Wednesday, April 9, 2014

Battle of Pleasant Hill

Battle of Pleasant Hill
After the Battle of Mansfield on April 8th, the Federals fell back during the night to a place called Pleasant Hill. Both the Union and Confederate had new reinforcements that had not fought on the previous day. On the morning of April 9th, 150 years ago today, the Confederates advanced, and began skirmishing with the Federal troops around noon.

Map of the battlefield
At 5 pm the main Confederate attack finally came, with units attacking all along the Federal line. On the Union right the Confederate attack from Walker's and Mouton's divisions made little progress. The divisions of Churchill and Parson, attacking the Union center and left, had more success. They drove back the Federal lines, but there was no great panic like that of the previous day. The Federals pushed back and began regaining their ground. For two hours this hard fighting continued. As one soldier wrote,
The mingled roar of artillery and musketry; the shouts of the exultant, as volley after volley was fired with fearful effect; the groans of the wounded; the sulphurous smoke, and the day fading into darkness, all tended to heighten the effect of the thrilling scene.
Finally the charging Federals were able to drive back the tired Southerners and capture five of their guns, several of which the Union had lost the previous day.
The losses from the battle were heavy from both sides. 1,600 Confederates were killed, wounded or captured.
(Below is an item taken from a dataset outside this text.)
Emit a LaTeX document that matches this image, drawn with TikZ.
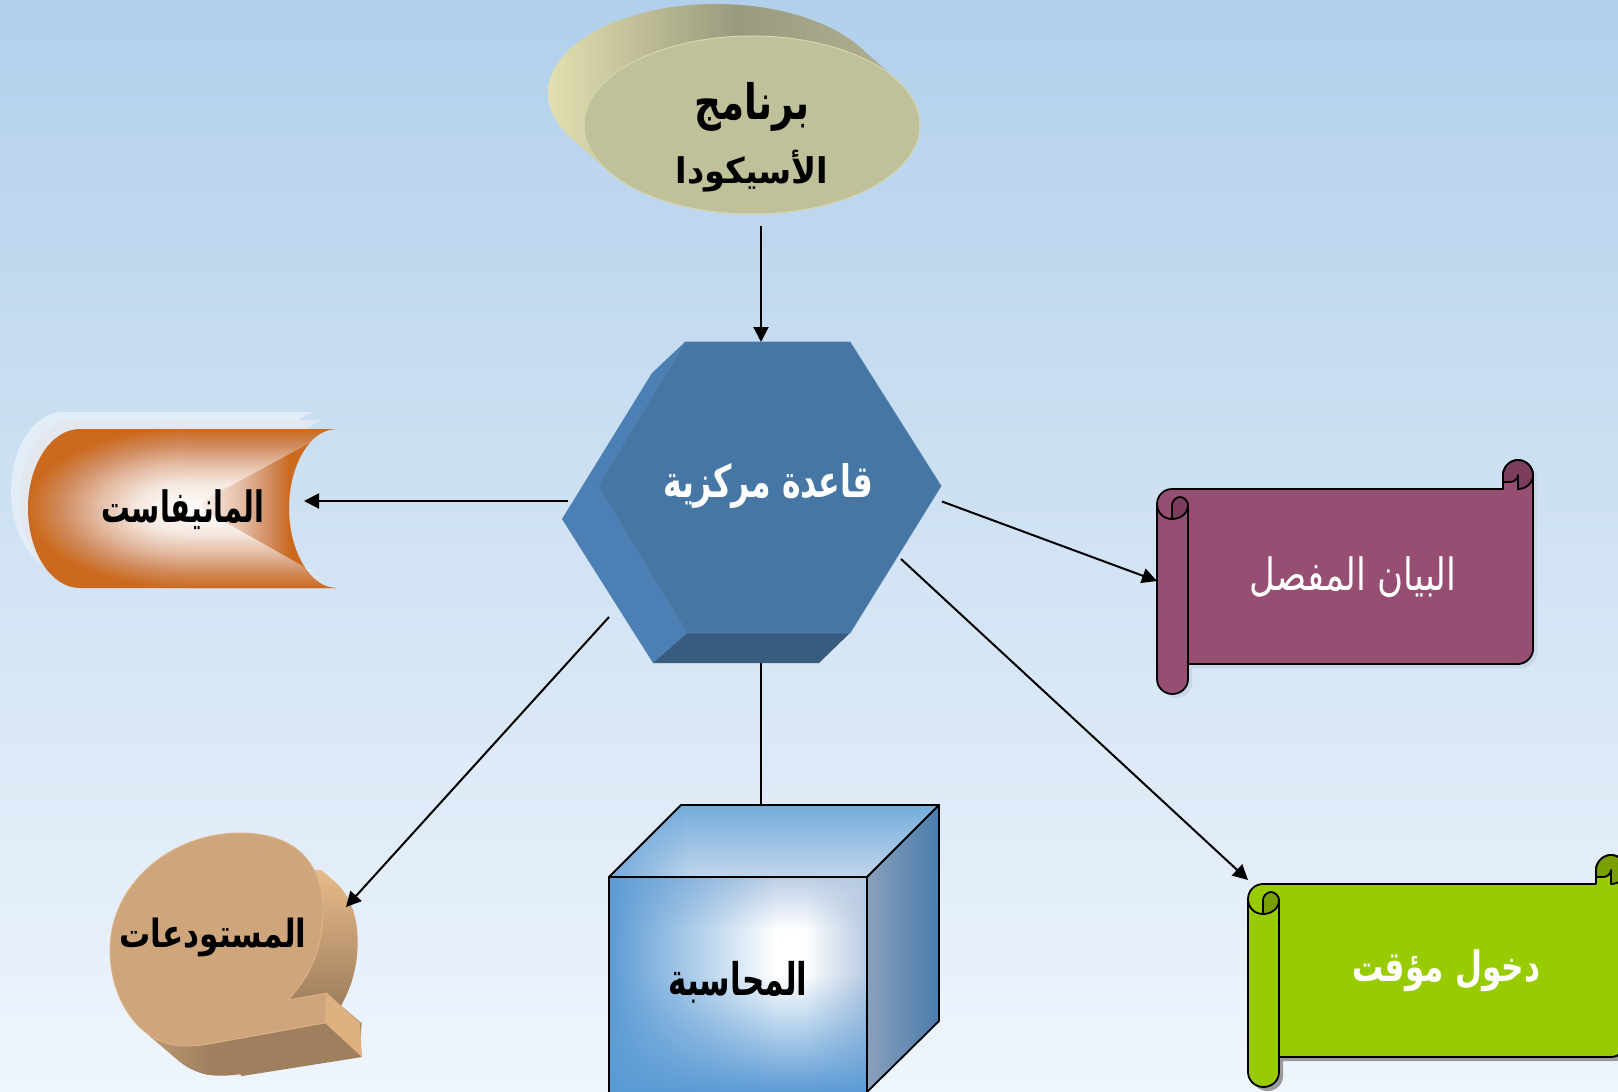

The Federals lost 152 killed, 859 wounded and 495 captured. Richard Taylor had hoped that he could follow up on his success of the previous day, but his plan had fallen apart. He had planned to flank the enemy, but Churchill, the general entrusted with the attack, had not moved far enough to reach the Union flank. Although this battle was a tactical victory for Nathaniel Banks, it was a strategic defeat. He ordered his army to fall back, and abandoned the rest of his plans for the campaign.